____ COLLECTED MATERIAL

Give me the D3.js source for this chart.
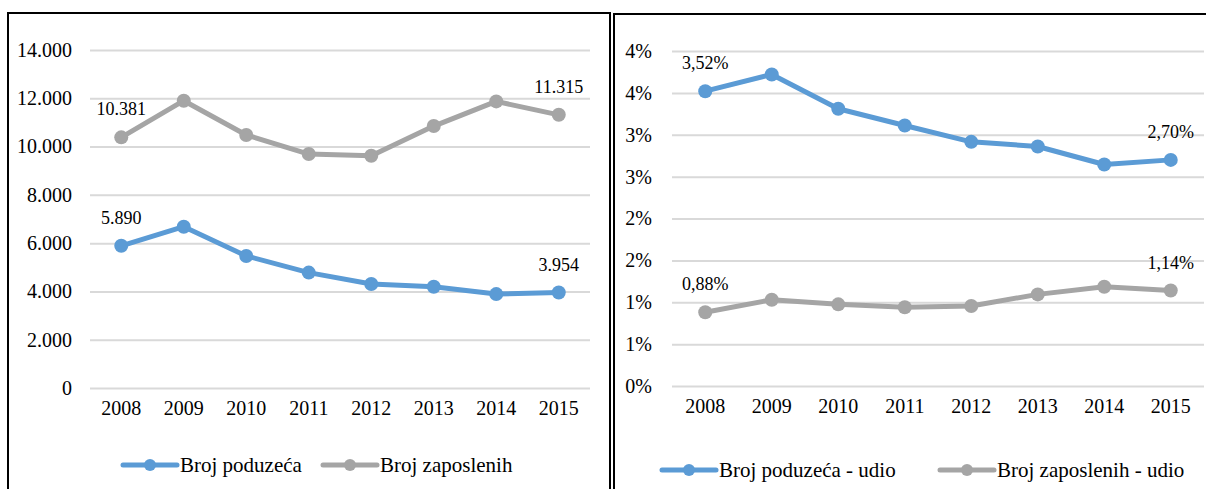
<!DOCTYPE html>
<html>
<head>
<meta charset="utf-8">
<script src="https://cdn.jsdelivr.net/npm/d3@7"></script>
<style>
  body { margin: 0; background: #fff; }
</style>
</head>
<body>
<svg id="drawing_region"></svg>
<script>
// --- data ---
const years = ["2008", "2009", "2010", "2011", "2012", "2013", "2014", "2015"];

const brojPoduzeca = [5890, 6680, 5470, 4780, 4310, 4195, 3890, 3954];
const brojZaposlenih = [10381, 11900, 10480, 9690, 9620, 10850, 11870, 11315];
const leftTicks = [0, 2000, 4000, 6000, 8000, 10000, 12000, 14000];
const leftTickLabels = ["0", "2.000", "4.000", "6.000", "8.000", "10.000", "12.000", "14.000"];

const poduzecaUdio = [3.52, 3.72, 3.31, 3.11, 2.915, 2.86, 2.645, 2.70];
const zaposleniUdio = [0.88, 1.03, 0.975, 0.94, 0.955, 1.094, 1.185, 1.14];
const rightTicks = [0, 0.5, 1, 1.5, 2, 2.5, 3, 3.5, 4];
const rightTickLabels = ["0%", "1%", "1%", "2%", "2%", "3%", "3%", "4%", "4%"];

const blue = "#5B9BD5";
const gray = "#A5A5A5";
const FONT = "Liberation Serif";

const svg = d3.select("#drawing_region")
    .attr("width", 1206)
    .attr("height", 489)
    .style("font-family", FONT);

// panel frames
svg.append("rect")
    .attr("x", 8).attr("y", 13)
    .attr("width", 602).attr("height", 500)
    .attr("fill", "none").attr("stroke", "#000").attr("stroke-width", 2);

svg.append("rect")
    .attr("x", 614).attr("y", 14)
    .attr("width", 620).attr("height", 500)
    .attr("fill", "none").attr("stroke", "#000").attr("stroke-width", 2);

function drawPanel(cfg) {
    const xscale = d3.scaleBand()
        .domain(years)
        .range([cfg.x0, cfg.x1]);

    const yscale = d3.scaleLinear()
        .domain(cfg.ydomain)
        .range([cfg.ybottom, cfg.ytop]);

    const g = svg.append("g");

    // gridlines + y labels
    const yaxis = d3.axisLeft(yscale)
        .tickValues(cfg.ticks)
        .tickSize(-(cfg.x1 - cfg.x0))
        .tickPadding(cfg.tickPad)
        .tickFormat((d, i) => cfg.tickLabels[i]);

    g.append("g")
        .attr("transform", `translate(${cfg.x0},0)`)
        .call(yaxis)
        .attr("font-family", null)
        .attr("font-size", null)
        .call(a => a.select(".domain").remove())
        .call(a => a.selectAll(".tick line").attr("stroke", "#D9D9D9").attr("stroke-width", 2))
        .call(a => a.selectAll(".tick text")
            .style("font-family", FONT)
            .style("font-size", "20px")
            .attr("fill", "#000"));

    // x labels
    const xaxis = d3.axisBottom(xscale).tickSize(0).tickPadding(0);
    g.append("g")
        .attr("transform", `translate(0,${cfg.ybottom + 13})`)
        .call(xaxis)
        .attr("font-family", null)
        .attr("font-size", null)
        .call(a => a.select(".domain").remove())
        .call(a => a.selectAll(".tick text")
            .style("font-family", FONT)
            .style("font-size", "20px")
            .attr("fill", "#000"));

    const line = d3.line()
        .x((d, i) => xscale(years[i]) + xscale.bandwidth() / 2)
        .y(d => yscale(d));

    cfg.series.forEach(s => {
        g.append("path")
            .attr("d", line(s.values))
            .attr("fill", "none")
            .attr("stroke", s.color)
            .attr("stroke-width", 5)
            .attr("stroke-linejoin", "round");

        g.selectAll(null)
            .data(s.values)
            .enter()
            .append("circle")
            .attr("cx", (d, i) => xscale(years[i]) + xscale.bandwidth() / 2)
            .attr("cy", d => yscale(d))
            .attr("r", 7)
            .attr("fill", s.color);

        // first and last value labels
        [0, s.values.length - 1].forEach(i => {
            g.append("text")
                .attr("x", xscale(years[i]) + xscale.bandwidth() / 2)
                .attr("y", yscale(s.values[i]) - 22)
                .attr("text-anchor", "middle")
                .style("font-family", FONT)
                .style("font-size", "18px")
                .attr("fill", "#000")
                .text(s.format(s.values[i], i));
        });
    });

    // legend
    cfg.legend.forEach(l => {
        g.append("line")
            .attr("x1", l.x).attr("x2", l.x + 54)
            .attr("y1", cfg.legendY).attr("y2", cfg.legendY)
            .attr("stroke", l.color).attr("stroke-width", 5)
            .attr("stroke-linecap", "round");
        g.append("circle")
            .attr("cx", l.x + 27).attr("cy", cfg.legendY)
            .attr("r", 6).attr("fill", l.color);
        g.append("text")
            .attr("x", l.x + 57).attr("y", cfg.legendY + 7)
            .style("font-family", FONT)
            .style("font-size", "21px")
            .attr("fill", "#000")
            .text(l.label);
    });
}

drawPanel({
    x0: 90, x1: 590,
    ybottom: 388, ytop: 50,
    ydomain: [0, 14000],
    ticks: leftTicks,
    tickLabels: leftTickLabels,
    tickPad: 18,
    series: [
        { values: brojZaposlenih, color: gray,
          format: (v, i) => i === 0 ? "10.381" : "11.315" },
        { values: brojPoduzeca, color: blue,
          format: (v, i) => i === 0 ? "5.890" : "3.954" }
    ],
    legendY: 465,
    legend: [
        { x: 123, color: blue, label: "Broj poduzeća" },
        { x: 323, color: gray, label: "Broj zaposlenih" }
    ]
});

drawPanel({
    x0: 672, x1: 1204,
    ybottom: 386, ytop: 51,
    ydomain: [0, 4],
    ticks: rightTicks,
    tickLabels: rightTickLabels,
    tickPad: 20,
    series: [
        { values: poduzecaUdio, color: blue,
          format: v => v.toFixed(2).replace(".", ",") + "%" },
        { values: zaposleniUdio, color: gray,
          format: v => v.toFixed(2).replace(".", ",") + "%" }
    ],
    legendY: 470,
    legend: [
        { x: 662, color: blue, label: "Broj poduzeća - udio" },
        { x: 940, color: gray, label: "Broj zaposlenih - udio" }
    ]
});
</script>
</body>
</html>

________

→ **EXERCISE TASK**
Repeat all of the data above word for word, minus the pictures.

→ **RESPONSE**
Give me the D3.js source for this chart.
<!DOCTYPE html>
<html>
<head>
<meta charset="utf-8">
<script src="https://cdn.jsdelivr.net/npm/d3@7"></script>
<style>
  body { margin: 0; background: #fff; }
</style>
</head>
<body>
<svg id="drawing_region"></svg>
<script>
// --- data ---
const years = ["2008", "2009", "2010", "2011", "2012", "2013", "2014", "2015"];

const brojPoduzeca = [5890, 6680, 5470, 4780, 4310, 4195, 3890, 3954];
const brojZaposlenih = [10381, 11900, 10480, 9690, 9620, 10850, 11870, 11315];
const leftTicks = [0, 2000, 4000, 6000, 8000, 10000, 12000, 14000];
const leftTickLabels = ["0", "2.000", "4.000", "6.000", "8.000", "10.000", "12.000", "14.000"];

const poduzecaUdio = [3.52, 3.72, 3.31, 3.11, 2.915, 2.86, 2.645, 2.70];
const zaposleniUdio = [0.88, 1.03, 0.975, 0.94, 0.955, 1.094, 1.185, 1.14];
const rightTicks = [0, 0.5, 1, 1.5, 2, 2.5, 3, 3.5, 4];
const rightTickLabels = ["0%", "1%", "1%", "2%", "2%", "3%", "3%", "4%", "4%"];

const blue = "#5B9BD5";
const gray = "#A5A5A5";
const FONT = "Liberation Serif";

const svg = d3.select("#drawing_region")
    .attr("width", 1206)
    .attr("height", 489)
    .style("font-family", FONT);

// panel frames
svg.append("rect")
    .attr("x", 8).attr("y", 13)
    .attr("width", 602).attr("height", 500)
    .attr("fill", "none").attr("stroke", "#000").attr("stroke-width", 2);

svg.append("rect")
    .attr("x", 614).attr("y", 14)
    .attr("width", 620).attr("height", 500)
    .attr("fill", "none").attr("stroke", "#000").attr("stroke-width", 2);

function drawPanel(cfg) {
    const xscale = d3.scaleBand()
        .domain(years)
        .range([cfg.x0, cfg.x1]);

    const yscale = d3.scaleLinear()
        .domain(cfg.ydomain)
        .range([cfg.ybottom, cfg.ytop]);

    const g = svg.append("g");

    // gridlines + y labels
    const yaxis = d3.axisLeft(yscale)
        .tickValues(cfg.ticks)
        .tickSize(-(cfg.x1 - cfg.x0))
        .tickPadding(cfg.tickPad)
        .tickFormat((d, i) => cfg.tickLabels[i]);

    g.append("g")
        .attr("transform", `translate(${cfg.x0},0)`)
        .call(yaxis)
        .attr("font-family", null)
        .attr("font-size", null)
        .call(a => a.select(".domain").remove())
        .call(a => a.selectAll(".tick line").attr("stroke", "#D9D9D9").attr("stroke-width", 2))
        .call(a => a.selectAll(".tick text")
            .style("font-family", FONT)
            .style("font-size", "20px")
            .attr("fill", "#000"));

    // x labels
    const xaxis = d3.axisBottom(xscale).tickSize(0).tickPadding(0);
    g.append("g")
        .attr("transform", `translate(0,${cfg.ybottom + 13})`)
        .call(xaxis)
        .attr("font-family", null)
        .attr("font-size", null)
        .call(a => a.select(".domain").remove())
        .call(a => a.selectAll(".tick text")
            .style("font-family", FONT)
            .style("font-size", "20px")
            .attr("fill", "#000"));

    const line = d3.line()
        .x((d, i) => xscale(years[i]) + xscale.bandwidth() / 2)
        .y(d => yscale(d));

    cfg.series.forEach(s => {
        g.append("path")
            .attr("d", line(s.values))
            .attr("fill", "none")
            .attr("stroke", s.color)
            .attr("stroke-width", 5)
            .attr("stroke-linejoin", "round");

        g.selectAll(null)
            .data(s.values)
            .enter()
            .append("circle")
            .attr("cx", (d, i) => xscale(years[i]) + xscale.bandwidth() / 2)
            .attr("cy", d => yscale(d))
            .attr("r", 7)
            .attr("fill", s.color);

        // first and last value labels
        [0, s.values.length - 1].forEach(i => {
            g.append("text")
                .attr("x", xscale(years[i]) + xscale.bandwidth() / 2)
                .attr("y", yscale(s.values[i]) - 22)
                .attr("text-anchor", "middle")
                .style("font-family", FONT)
                .style("font-size", "18px")
                .attr("fill", "#000")
                .text(s.format(s.values[i], i));
        });
    });

    // legend
    cfg.legend.forEach(l => {
        g.append("line")
            .attr("x1", l.x).attr("x2", l.x + 54)
            .attr("y1", cfg.legendY).attr("y2", cfg.legendY)
            .attr("stroke", l.color).attr("stroke-width", 5)
            .attr("stroke-linecap", "round");
        g.append("circle")
            .attr("cx", l.x + 27).attr("cy", cfg.legendY)
            .attr("r", 6).attr("fill", l.color);
        g.append("text")
            .attr("x", l.x + 57).attr("y", cfg.legendY + 7)
            .style("font-family", FONT)
            .style("font-size", "21px")
            .attr("fill", "#000")
            .text(l.label);
    });
}

drawPanel({
    x0: 90, x1: 590,
    ybottom: 388, ytop: 50,
    ydomain: [0, 14000],
    ticks: leftTicks,
    tickLabels: leftTickLabels,
    tickPad: 18,
    series: [
        { values: brojZaposlenih, color: gray,
          format: (v, i) => i === 0 ? "10.381" : "11.315" },
        { values: brojPoduzeca, color: blue,
          format: (v, i) => i === 0 ? "5.890" : "3.954" }
    ],
    legendY: 465,
    legend: [
        { x: 123, color: blue, label: "Broj poduzeća" },
        { x: 323, color: gray, label: "Broj zaposlenih" }
    ]
});

drawPanel({
    x0: 672, x1: 1204,
    ybottom: 386, ytop: 51,
    ydomain: [0, 4],
    ticks: rightTicks,
    tickLabels: rightTickLabels,
    tickPad: 20,
    series: [
        { values: poduzecaUdio, color: blue,
          format: v => v.toFixed(2).replace(".", ",") + "%" },
        { values: zaposleniUdio, color: gray,
          format: v => v.toFixed(2).replace(".", ",") + "%" }
    ],
    legendY: 470,
    legend: [
        { x: 662, color: blue, label: "Broj poduzeća - udio" },
        { x: 940, color: gray, label: "Broj zaposlenih - udio" }
    ]
});
</script>
</body>
</html>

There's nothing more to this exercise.